**SHORT TASK:**
List each line of the data in which the string "chart" appears.

**DATASET SECTION:**
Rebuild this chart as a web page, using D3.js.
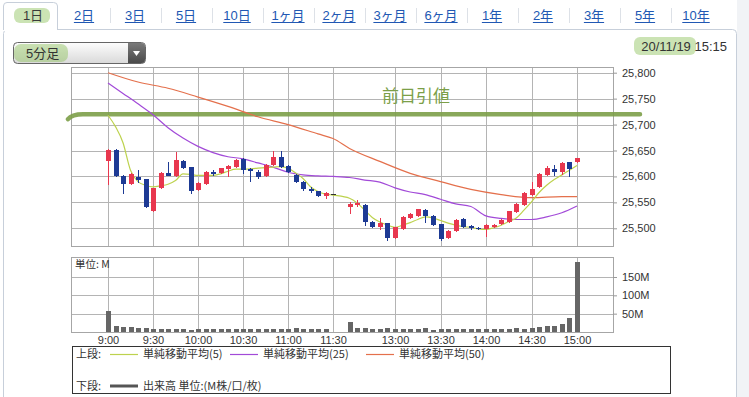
<!DOCTYPE html>
<html>
<head>
<meta charset="utf-8">
<script src="https://cdn.jsdelivr.net/npm/d3@7"></script>
<style>
  body { margin: 0; background: #fff; }
  svg { display: block; font-family: "Liberation Sans", "Noto Sans CJK JP", sans-serif; }
</style>
</head>
<body>
<svg id="chart" width="749" height="397"></svg>
<script>
// ---- data ----
const tabLabels = ["1日", "2日", "3日", "5日", "10日", "1ヶ月", "2ヶ月", "3ヶ月", "6ヶ月", "1年", "2年", "3年", "5年", "10年"]
const intervalLabel = "5分足"
const stampDate = "20/11/19"
const stampTime = "15:15"

const times = [
  "9:00","9:05","9:10","9:15","9:20","9:25","9:30","9:35","9:40","9:45","9:50","9:55",
  "10:00","10:05","10:10","10:15","10:20","10:25","10:30","10:35","10:40","10:45","10:50","10:55",
  "11:00","11:05","11:10","11:15","11:20","11:25","11:30",
  "12:30","12:35","12:40","12:45","12:50","12:55",
  "13:00","13:05","13:10","13:15","13:20","13:25","13:30","13:35","13:40","13:45","13:50","13:55",
  "14:00","14:05","14:10","14:15","14:20","14:25","14:30","14:35","14:40","14:45","14:50","14:55",
  "15:00"
]
const opens = [
  25629,25651,25601,25585,25598,25595,25534,25577,25606,25600,25630,25618,
  25574,25586,25609,25606,25614,25619,25634,25614,25608,25600,25622,25638,
  25621,25603,25589,25575,25571,25563,25567,
  25541,25544,25545,25513,25503,25510,
  25481,25498,25519,25524,25535,25524,25508,25481,25494,25517,25504,25501,
  25499,25503,25508,25513,25531,25545,25564,25580,25603,25614,25609,25627,
  25627
]
const highs = [
  25653,25652,25603,25607,25612,25596,25578,25609,25628,25647,25632,25619,
  25590,25610,25613,25617,25622,25634,25636,25616,25612,25624,25649,25649,
  25623,25605,25591,25580,25572,25570,25567,
  25551,25555,25547,25515,25519,25511,
  25503,25523,25529,25538,25537,25525,25509,25496,25517,25520,25507,25503,
  25508,25508,25518,25534,25548,25570,25590,25606,25620,25622,25627,25628,
  25636
]
const lows = [
  25583,25598,25567,25583,25587,25540,25532,25575,25600,25598,25614,25567,
  25571,25584,25600,25604,25598,25617,25604,25590,25596,25598,25620,25617,
  25606,25587,25571,25569,25561,25556,25567,
  25527,25542,25505,25501,25497,25476,
  25479,25496,25517,25522,25510,25504,25476,25479,25492,25500,25496,25497,
  25483,25501,25506,25511,25529,25543,25562,25578,25601,25601,25603,25598,
  25626
]
const closes = [
  25651,25600,25585,25605,25593,25542,25577,25607,25601,25632,25616,25572,
  25588,25609,25605,25616,25621,25632,25612,25610,25598,25623,25638,25619,
  25608,25589,25576,25573,25563,25569,25567,
  25547,25548,25513,25503,25510,25481,
  25502,25522,25528,25537,25524,25506,25479,25495,25516,25503,25500,25499,
  25506,25507,25516,25533,25546,25568,25575,25605,25616,25609,25625,25614,
  25635
]
// volume, millions
const volumes = [
  56,16,15,13,10,10,9,9,9,8,9,6,
  7,7,7,7,7,8,7,9,8,7,7,8,
  9,11,9,7,7,7,0.5,
  27,12,12,9,9,10,
  9,8,9,8,10,6,7,7,7,8,7,7,
  9,7,7,9,11,9,11,15,16,16,22,37,
  190
]

const ma5 = [
  ["9:00",25718],["9:05",25696],["9:10",25665],["9:15",25612],["9:20",25590],["9:25",25583],
  ["9:30",25580],["9:35",25582],["9:40",25585],["9:45",25592],["9:50",25605],["9:55",25604],
  ["10:00",25602],["10:05",25602],["10:10",25602],["10:15",25605],["10:20",25610],["10:25",25614],
  ["10:30",25614],["10:40",25616],["10:50",25618],["10:55",25619],["11:00",25616],["11:05",25607],
  ["11:10",25596],["11:15",25580],["11:20",25571],["11:25",25566],["11:30",25564],
  ["12:30",25558],["12:35",25549],["12:40",25535],["12:45",25521],["12:50",25512],["12:55",25506],
  ["13:00",25502],["13:05",25506],["13:10",25511],["13:15",25517],["13:20",25522],["13:25",25520],
  ["13:30",25515],["13:35",25510],["13:40",25506],["13:45",25503],["13:50",25502],["13:55",25499],
  ["14:00",25498],["14:05",25501],["14:10",25506],["14:15",25513],["14:20",25520],["14:25",25535],
  ["14:30",25551],["14:35",25569],["14:40",25583],["14:45",25594],["14:50",25603],["14:55",25612],
  ["15:00",25621]
]
const ma25 = [
  ["9:00",25780],["9:10",25760],["9:20",25740],["9:30",25719],["9:40",25694],["9:50",25674],
  ["10:00",25658],["10:10",25646],["10:20",25638],["10:30",25634],["10:40",25626],["10:50",25618],
  ["11:00",25608],["11:10",25603],["11:20",25601],["11:30",25600],["12:30",25598],["12:40",25593],
  ["12:50",25589],["13:00",25578],["13:10",25570],["13:20",25565],["13:30",25556],["13:40",25547],
  ["13:50",25542],["14:00",25524],["14:10",25519],["14:20",25517],["14:30",25517],["14:40",25522],
  ["14:50",25530],["15:00",25543]
]
const ma50 = [
  ["9:00",25800],["9:20",25782],["9:40",25770],["10:00",25753],["10:20",25735],["10:40",25715],
  ["11:00",25700],["11:20",25682],["11:30",25673],["12:30",25654],["12:50",25629],["13:10",25606],
  ["13:30",25590],["13:50",25575],["14:10",25565],["14:30",25559],["14:50",25561],["15:00",25561]
]
const prevClose = 25720

const priceTicks = [25500, 25550, 25600, 25650, 25700, 25750, 25800]
const volumeTicks = [50, 100, 150]
const timeTicks = ["9:00","9:30","10:00","10:30","11:00","11:30","13:00","13:30","14:00","14:30","15:00"]

// ---- layout ----
const svg = d3.select("#chart")
const plot = {left: 71, right: 613, top: 67, bottom: 246}
const volPlot = {top: 257, bottom: 332}
const crisp = v => Math.round(v) + 0.5

const clock = s => { const [h, m] = s.split(":").map(Number); return h * 60 + m }

// lunch break squeezed out of the time axis
const x = d3.scaleLinear()
  .domain([clock("9:00"), clock("11:30"), clock("12:30"), clock("15:00")])
  .range([108, 333, 349.5, 577])
const y = d3.scaleLinear().domain([25500, 25800]).range([228.3, 72.7])
const yVol = d3.scaleLinear().domain([0, 150]).range([volPlot.bottom, 277])

const upColor = "#e8374e"
const downColor = "#1d3a94"
const ma5Color = "#bdd24e"
const ma25Color = "#a24ad8"
const ma50Color = "#e4704c"
const highlight = "rgba(140,192,88,0.45)"
const annotColor = "#7c9f48"

// ---- tabs ----
const tabX = d3.scalePoint().domain(tabLabels).range([33, 696])

svg.append("rect").attr("x", 3.5).attr("y", 29.5).attr("width", 733).attr("height", 380)
  .attr("rx", 4).attr("fill", "#fff").attr("stroke", "#c7cfda")
svg.append("rect").attr("x", 737).attr("y", 0).attr("width", 12).attr("height", 397).attr("fill", "#f1f3f6")

svg.append("path")
  .attr("d", "M3.5,30 L3.5,6 Q3.5,2.5 7,2.5 L53.5,2.5 Q57.5,2.5 57.5,6 L57.5,30")
  .attr("fill", "#fff").attr("stroke", "#c7cfda")
svg.append("rect").attr("x", 4).attr("y", 28).attr("width", 53).attr("height", 3).attr("fill", "#fff")

svg.append("rect").attr("x", 14).attr("y", 8).attr("width", 36).attr("height", 15).attr("rx", 6)
  .attr("fill", highlight)

tabLabels.forEach((label, i) => {
  const cx = tabX(label)
  const t = svg.append("text")
    .attr("x", cx).attr("y", 20).attr("text-anchor", "middle")
    .attr("font-size", 13)
    .attr("fill", i === 0 ? "#3a3a3a" : "#2158b3")
    .text(label)
  if (i > 0) {
    const w = t.node().getComputedTextLength()
    svg.append("line").attr("x1", cx - w / 2).attr("x2", cx + w / 2)
      .attr("y1", 22.5).attr("y2", 22.5).attr("stroke", "#2158b3")
  }
  if (i > 1) {
    const mid = crisp((tabX(tabLabels[i - 1]) + cx) / 2)
    svg.append("line").attr("x1", mid).attr("x2", mid).attr("y1", 8).attr("y2", 23)
      .attr("stroke", "#dde1e7")
  }
})

// ---- interval dropdown ----
const grad = svg.append("defs").append("linearGradient").attr("id", "dd").attr("x2", 0).attr("y2", 1)
grad.append("stop").attr("offset", 0).attr("stop-color", "#fdfdfd")
grad.append("stop").attr("offset", 1).attr("stop-color", "#d9d9d9")
const btnGrad = svg.select("defs").append("linearGradient").attr("id", "ddb").attr("x2", 0).attr("y2", 1)
btnGrad.append("stop").attr("offset", 0).attr("stop-color", "#7a7a7a")
btnGrad.append("stop").attr("offset", 1).attr("stop-color", "#4a4a4a")

svg.append("rect").attr("x", 13.5).attr("y", 42.5).attr("width", 132).attr("height", 21).attr("rx", 4)
  .attr("fill", "url(#dd)").attr("stroke", "#666")
svg.append("path").attr("d", "M128,43 L141.5,43 Q145,43 145,46.5 L145,59.5 Q145,63 141.5,63 L128,63 Z")
  .attr("fill", "url(#ddb)")
svg.append("path").attr("d", "M133,51 L140,51 L136.5,56 Z").attr("fill", "#fff")
svg.append("rect").attr("x", 14).attr("y", 44).attr("width", 54).attr("height", 18).attr("rx", 7)
  .attr("fill", highlight)
svg.append("text").attr("x", 26).attr("y", 58).attr("font-size", 13).attr("fill", "#333").text(intervalLabel)

// ---- date stamp ----
svg.append("rect").attr("x", 634).attr("y", 37).attr("width", 62).attr("height", 18).attr("rx", 6)
  .attr("fill", highlight)
svg.append("text").attr("x", 727).attr("y", 51).attr("text-anchor", "end").attr("font-size", 13)
  .attr("fill", "#333").text(`${stampDate} ${stampTime}`)

// ---- grids ----
function drawGrid(top, bottom, hValues, yScale) {
  const g = svg.append("g").attr("stroke", "#b4b4b4").attr("shape-rendering", "crispEdges")
  g.selectAll(".h").data(hValues).join("line")
    .attr("x1", plot.left).attr("x2", plot.right)
    .attr("y1", d => crisp(yScale(d))).attr("y2", d => crisp(yScale(d)))
  g.selectAll(".v").data(timeTicks).join("line")
    .attr("x1", d => crisp(x(clock(d)))).attr("x2", d => crisp(x(clock(d))))
    .attr("y1", top).attr("y2", bottom)
  svg.append("rect").attr("x", plot.left + 0.5).attr("y", top + 0.5)
    .attr("width", plot.right - plot.left).attr("height", bottom - top)
    .attr("fill", "none").attr("stroke", "#a6a6a6")
}
drawGrid(plot.top, plot.bottom, priceTicks, y)
drawGrid(volPlot.top, volPlot.bottom, volumeTicks, yVol)

// ---- axes ----
const axisFont = g => g.call(a => a.select(".domain").remove())
  .attr("font-family", "Liberation Sans, sans-serif").attr("font-size", 11)
  .call(a => a.selectAll("text").attr("fill", "#333"))
  .call(a => a.selectAll("line").attr("stroke", "#999"))

svg.append("g").attr("transform", `translate(${plot.right},0)`)
  .call(d3.axisRight(y).tickValues(priceTicks).tickSize(4).tickPadding(5).tickFormat(d3.format(",")))
  .call(axisFont)
svg.append("g").attr("transform", `translate(${plot.right},0)`)
  .call(d3.axisRight(yVol).tickValues(volumeTicks).tickSize(4).tickPadding(5).tickFormat(d => d + "M"))
  .call(axisFont)
svg.append("g").attr("transform", `translate(0,${volPlot.bottom})`)
  .call(d3.axisBottom(x).tickValues(timeTicks.map(clock)).tickSize(0).tickPadding(4)
    .tickFormat((d, i) => timeTicks[i]))
  .call(axisFont)

// ---- previous close annotation ----
const yPrev = y(prevClose)
const annot = d3.path()
annot.moveTo(plot.left - 3, yPrev + 5)
annot.quadraticCurveTo(plot.left + 1, yPrev, plot.left + 12, yPrev)
annot.lineTo(plot.right + 27, yPrev)
svg.append("path").attr("d", annot.toString()).attr("fill", "none")
  .attr("stroke", annotColor).attr("stroke-width", 4.5).attr("stroke-linecap", "round").attr("opacity", 0.9)
svg.append("text").attr("x", 382).attr("y", 102).attr("font-size", 17)
  .attr("font-family", "Noto Sans CJK JP").attr("fill", annotColor).text("前日引値")

// ---- moving averages ----
const maLine = d3.line().x(d => x(clock(d[0]))).y(d => y(d[1])).curve(d3.curveMonotoneX)
;[[ma50, ma50Color], [ma25, ma25Color], [ma5, ma5Color]].forEach(([data, color]) => {
  svg.append("path").datum(data).attr("d", maLine)
    .attr("fill", "none").attr("stroke", color).attr("stroke-width", 1.2)
})

// ---- candles ----
const candles = times.map((t, i) => ({t, o: opens[i], h: highs[i], l: lows[i], c: closes[i], v: volumes[i]}))
const candleColor = d => d.c > d.o ? upColor : d.c < d.o ? downColor : "#333"
const cg = svg.append("g").attr("shape-rendering", "crispEdges")
cg.selectAll(".wick").data(candles).join("line")
  .attr("x1", d => crisp(x(clock(d.t)))).attr("x2", d => crisp(x(clock(d.t))))
  .attr("y1", d => y(d.h)).attr("y2", d => y(d.l))
  .attr("stroke", candleColor)
cg.selectAll(".body").data(candles).join("rect")
  .attr("x", d => Math.round(x(clock(d.t))) - 2)
  .attr("width", 5)
  .attr("y", d => y(Math.max(d.o, d.c)))
  .attr("height", d => Math.max(1.2, Math.abs(y(d.o) - y(d.c))))
  .attr("fill", candleColor)

// ---- volume ----
svg.append("g").attr("shape-rendering", "crispEdges")
  .selectAll("rect").data(candles).join("rect")
  .attr("x", d => Math.round(x(clock(d.t))) - 2)
  .attr("width", 5)
  .attr("y", d => yVol(d.v))
  .attr("height", d => yVol(0) - yVol(d.v))
  .attr("fill", "#666")
svg.append("text").attr("x", 75).attr("y", 268).attr("font-size", 10.5).attr("fill", "#333")
  .attr("font-family", "Noto Sans CJK JP").text("単位: M")

// ---- legend ----
const legend = svg.append("g").attr("font-family", "Noto Sans CJK JP").attr("font-size", 11).attr("fill", "#333")
legend.append("rect").attr("x", 72.5).attr("y", 346.5).attr("width", 598).attr("height", 47)
  .attr("fill", "#fff").attr("stroke", "#333")
legend.append("text").attr("x", 76).attr("y", 358).text("上段:")
const legendItems = [
  {label: "単純移動平均(5)", color: ma5Color, x0: 110},
  {label: "単純移動平均(25)", color: ma25Color, x0: 230},
  {label: "単純移動平均(50)", color: ma50Color, x0: 366}
]
legendItems.forEach(item => {
  legend.append("line").attr("x1", item.x0).attr("x2", item.x0 + 28).attr("y1", 354.5).attr("y2", 354.5)
    .attr("stroke", item.color).attr("stroke-width", 1.2)
  legend.append("text").attr("x", item.x0 + 33).attr("y", 358).text(item.label)
})
legend.append("text").attr("x", 76).attr("y", 390).text("下段:")
legend.append("line").attr("x1", 110).attr("x2", 138).attr("y1", 386).attr("y2", 386)
  .attr("stroke", "#555").attr("stroke-width", 3)
legend.append("text").attr("x", 143).attr("y", 390).text("出来高 単位:(M株/口/枚)")
</script>
</body>
</html>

**ANSWER:**
Rebuild this chart as a web page, using D3.js.
<svg id="chart" width="749" height="397"></svg>
const svg = d3.select("#chart")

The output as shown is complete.